To chyba nie tak, skoro on ma być sterowany i tak swoim przekaźnikiem, to ma stan on lub off niezależnie czy to elektrozawór czy zawór z serwem czyli jedno wyjście z centrali.

Używam takiego zaworu w sterowaniu obwodów c.o. i mimo że bez serwa chodzi jak każdy zawór kulowy - palcami bez założenia rączki nie obrócisz - to silnik działa już trzy lata po kilka razy dziennie bez problemów.

----------


## civic9

> Trzeba napisać o tym przy zamówieniu. Dolutują.


Ta, w ofercie na stronie jest napisane, że ma,
a nie że trzeba sobie zamówić dolutowanie  :smile: 

Drobiazg, ale potem dolutowywanie samemu, albo wyjaśnianie i przesyłanie do nich do nich w tym celu to już większy "drobiazg".




> To chyba nie tak, skoro on ma być sterowany i tak swoim przekaźnikiem, to ma stan on lub off niezależnie czy to elektrozawór czy zawór z serwem czyli jedno wyjście z centrali.


Są takie co mają osobne linie dla zamykania i otwierania - i tak ma właśnie ten z insbudu, więc raczej trzeba 2 linie do sterowania. Chociaż biorąc pod uwagę, że to ma krańćówki dałoby się jakiś przełączny przekaźnik, który by przy włączeniu dawał zamykanie, a przy wyłączeniu otwieranie. Napięcie by było podane cały czas, ale przez krańcówki pobór byłby i tak odłączony.

----------


## fenix2

> To chyba nie tak, skoro on ma być sterowany i tak swoim przekaźnikiem, to ma stan on lub off niezależnie czy to elektrozawór czy zawór z serwem czyli jedno wyjście z centrali.





> Są takie co mają osobne linie dla zamykania i otwierania - i tak ma właśnie ten z insbudu, więc raczej trzeba 2 linie do sterowania. Chociaż biorąc pod uwagę, że to ma krańćówki dałoby się jakiś przełączny przekaźnik, który by przy włączeniu dawał zamykanie, a przy wyłączeniu otwieranie. Napięcie by było podane cały czas, ale przez krańcówki pobór byłby i tak odłączony.


Dało by się zrobić ale zawór musiał by mieś swoje krańcówki. A to znów dodatkowa komplikacja.

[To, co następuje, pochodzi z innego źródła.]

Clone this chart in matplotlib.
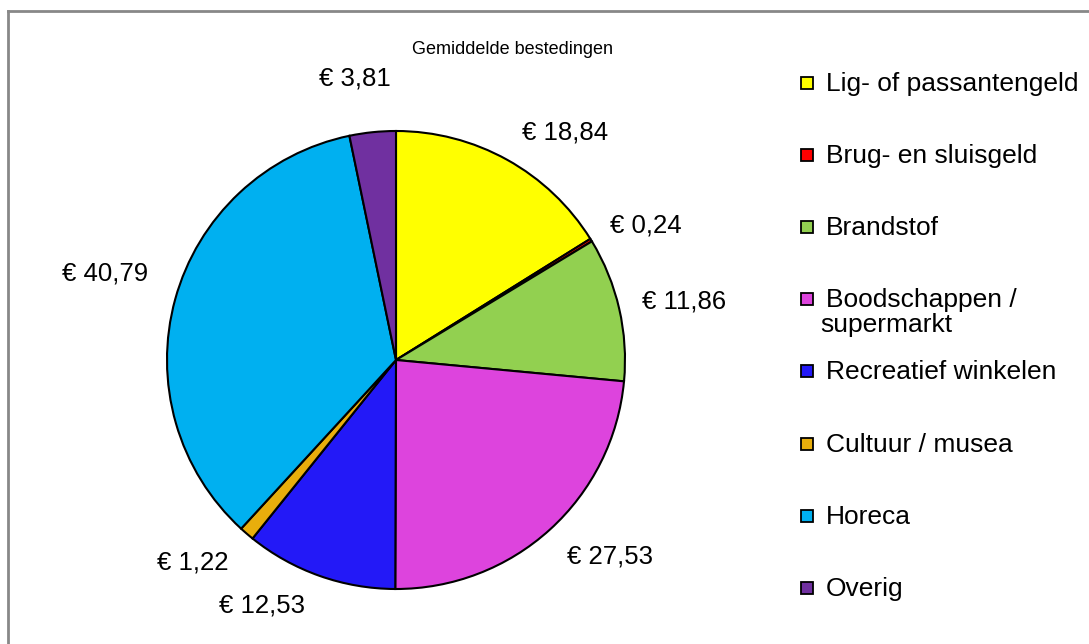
import numpy as np
import matplotlib
matplotlib.use("Agg")
import matplotlib.pyplot as plt
from matplotlib.patches import Rectangle
from matplotlib.lines import Line2D

plt.rcParams['font.family'] = ['Liberation Sans', 'DejaVu Sans']

# data
categories = ["Lig- of passantengeld", "Brug- en sluisgeld", "Brandstof",
              "Boodschappen /\nsupermarkt", "Recreatief winkelen",
              "Cultuur / musea", "Horeca", "Overig"]
values = [18.84, 0.24, 11.86, 27.53, 12.53, 1.22, 40.79, 3.81]
colors = ["#FFFF00", "#FF0000", "#92D050", "#DD44DD",
          "#2319F7", "#E8AE0C", "#00B0F0", "#7030A0"]
title = "Gemiddelde bestedingen"

# label nudges in pixels (x right, y down), Excel moved a few labels
label_nudge = [(30, 23), (6, 15), (9, 6), (22, -15),
               (-38, -24), (-17, -15), (-15, -10), (-12, 3)]

W, H = 1089, 644
fig = plt.figure(figsize=(W / 100, H / 100), dpi=100)

# grey frame (only top and left edge visible in the crop)
fig.add_artist(Line2D([8 / W, 8 / W], [0, 1 - 11 / H], color="#888888", lw=2))
fig.add_artist(Line2D([8 / W, 1], [1 - 11 / H, 1 - 11 / H], color="#888888", lw=2))

# pie axes: centre (396, 360) px, radius 229 px
cx, cy, r = 396, 360, 229
ax = fig.add_axes([(cx - r) / W, 1 - (cy + r) / H, 2 * r / W, 2 * r / H])
labels = ["€ " + f"{v:.2f}".replace(".", ",") for v in values]
wedges, texts = ax.pie(values, colors=colors, startangle=90, counterclock=False,
                       labels=labels, labeldistance=1.25,
                       wedgeprops=dict(edgecolor="black", linewidth=1.5),
                       textprops=dict(fontsize=18.5))
for t, (nx, ny) in zip(texts, label_nudge):
    x, y = t.get_position()
    t.set_position((x + nx / r, y - ny / r))
    t.set_horizontalalignment("center")
    t.set_verticalalignment("center")
ax.set_xlim(-1, 1)
ax.set_ylim(-1, 1)
ax.set_aspect("equal")
ax.axis("off")

fig.text(512 / W, 1 - 49 / H, title, ha="center", va="center", fontsize=13)

# legend drawn by hand
y0, dy = 83, 72.1
sq = 12
for i, (lab, col) in enumerate(zip(categories, colors)):
    y = y0 + i * dy
    fig.add_artist(Rectangle((801 / W, 1 - (y + sq / 2) / H), sq / W, sq / H,
                             facecolor=col, edgecolor="black", lw=1.3,
                             transform=fig.transFigure))
    for k, line in enumerate(lab.split("\n")):
        xt = 826 if k == 0 else 820
        fig.text(xt / W, 1 - (y + 8 + k * 25) / H, line, ha="left",
                 va="baseline", fontsize=19)

fig.savefig("out.png", dpi=100, facecolor="white")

CzarekT jeśli zawór jest ON i OFF to potrzebuje 2 sygnału sterujących. Bo jeden jest ON a drugi OFF.
Kolejną wada zaworów z serwo jest to że potrzebuje on określonego czasu na otwarcie i zamknięcie.




> I wszystko fajnie, tylko gdzie w tym wszystkim czujki zalania?


LIPA ponieważ jak Ci zaleje chałupę to już za późno.

----------


## civic9

> Dało by się zrobić ale zawór musiał by mieś swoje krańcówki. A to znów dodatkowa komplikacja.


Żadna komplikacja, ten z insbudu tak po prostu ma - właśnie o nim pisałem.

----------


## adi_

jestem w trakcie  jak my wszyscy budowy mam juz  zrobiona elektryke i pociagniete kable w tym tez do lazienki podejzewam ze instalator asm pomyslal o czukjkach przelewowych czy zalaniowych  zwal jak zwal  woda na podlodze ble 
 ale jak nie pomyslal to powiedzcie czy sa jakies bezprzewodowe  czy moge to zamontowac inaczej niz  na kablu i jaki alarm  bedzie dobry  do tego wszystkiego  pozdrawiam

----------


## CzarekT

> Napisał civic9
> 
> Są takie co mają osobne linie dla zamykania i otwierania - i tak ma właśnie ten z insbudu, [...]. Chociaż biorąc pod uwagę, że to ma krańćówki dałoby się jakiś przełączny przekaźnik, który by przy włączeniu dawał zamykanie, a przy wyłączeniu otwieranie. Napięcie by było podane cały czas, ale przez krańcówki pobór byłby i tak odłączony.
> 
> 
> Dało by się zrobić ale zawór musiał by mieś swoje krańcówki. A to znów dodatkowa komplikacja.
> 
> CzarekT jeśli zawór jest ON i OFF to potrzebuje 2 sygnału sterujących. Bo jeden jest ON a drugi OFF.
> Kolejną wada zaworów z serwo jest to że potrzebuje on określonego czasu na otwarcie i zamknięcie.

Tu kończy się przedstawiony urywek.